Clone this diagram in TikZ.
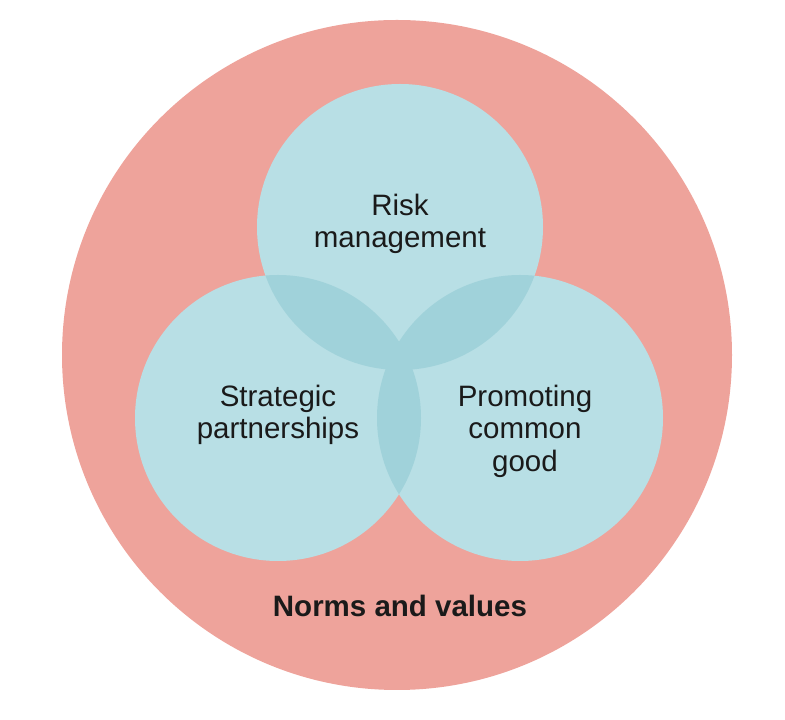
\documentclass[tikz,border=0pt]{standalone}
\usepackage{fontspec}
\setmainfont{Liberation Sans}
\usetikzlibrary{positioning}

\definecolor{normred}{HTML}{EEA39B}
\definecolor{areablue}{HTML}{B8DFE5}
\definecolor{overlapblue}{HTML}{A0D2DA}
\definecolor{textdark}{HTML}{1A1A1A}

\begin{document}
\begin{tikzpicture}[x=1pt,y=1pt,
  label/.style={text=textdark,align=center,font=\fontsize{29.5}{32.5}\selectfont},
  boldlabel/.style={label,font=\fontsize{29.5}{32.5}\selectfont\bfseries}]
\useasboundingbox (0,0) rectangle (785,720);

% centres of the circles
\coordinate (norms) at (397,365);
\coordinate (risk) at (400,493);
\coordinate (strat) at (278,302);
\coordinate (common) at (520,302);

\fill[normred] (norms) circle (335);
\fill[areablue] (risk) circle (143);
\fill[areablue] (strat) circle (143);
\fill[areablue] (common) circle (143);

% overlaps
\begin{scope}
\clip (risk) circle (143);
\fill[overlapblue] (strat) circle (143);
\fill[overlapblue] (common) circle (143);
\end{scope}
\begin{scope}
\clip (strat) circle (143);
\fill[overlapblue] (common) circle (143);
\end{scope}

\node[label] (risklabel) at (400,496) {Risk\\management};
\node[label] (stratlabel) at (278,305) {Strategic\\partnerships};
\node[label] (commonlabel) at (525,289) {Promoting\\common\\good};
\node[boldlabel] (normslabel) at (400,114) {Norms and values};
\end{tikzpicture}
\end{document}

☆ ☆ ☆ ☆

Objective: Repeat verbatim all the material, but not the pictures.

Exercise result:
Clone this diagram in TikZ.
\documentclass[tikz,border=0pt]{standalone}
\usepackage{fontspec}
\setmainfont{Liberation Sans}
\usetikzlibrary{positioning}

\definecolor{normred}{HTML}{EEA39B}
\definecolor{areablue}{HTML}{B8DFE5}
\definecolor{overlapblue}{HTML}{A0D2DA}
\definecolor{textdark}{HTML}{1A1A1A}

\begin{document}
\begin{tikzpicture}[x=1pt,y=1pt,
  label/.style={text=textdark,align=center,font=\fontsize{29.5}{32.5}\selectfont},
  boldlabel/.style={label,font=\fontsize{29.5}{32.5}\selectfont\bfseries}]
\useasboundingbox (0,0) rectangle (785,720);

% centres of the circles
\coordinate (norms) at (397,365);
\coordinate (risk) at (400,493);
\coordinate (strat) at (278,302);
\coordinate (common) at (520,302);

\fill[normred] (norms) circle (335);
\fill[areablue] (risk) circle (143);
\fill[areablue] (strat) circle (143);
\fill[areablue] (common) circle (143);

% overlaps
\begin{scope}
\clip (risk) circle (143);
\fill[overlapblue] (strat) circle (143);
\fill[overlapblue] (common) circle (143);
\end{scope}
\begin{scope}
\clip (strat) circle (143);
\fill[overlapblue] (common) circle (143);
\end{scope}

\node[label] (risklabel) at (400,496) {Risk\\management};
\node[label] (stratlabel) at (278,305) {Strategic\\partnerships};
\node[label] (commonlabel) at (525,289) {Promoting\\common\\good};
\node[boldlabel] (normslabel) at (400,114) {Norms and values};
\end{tikzpicture}
\end{document}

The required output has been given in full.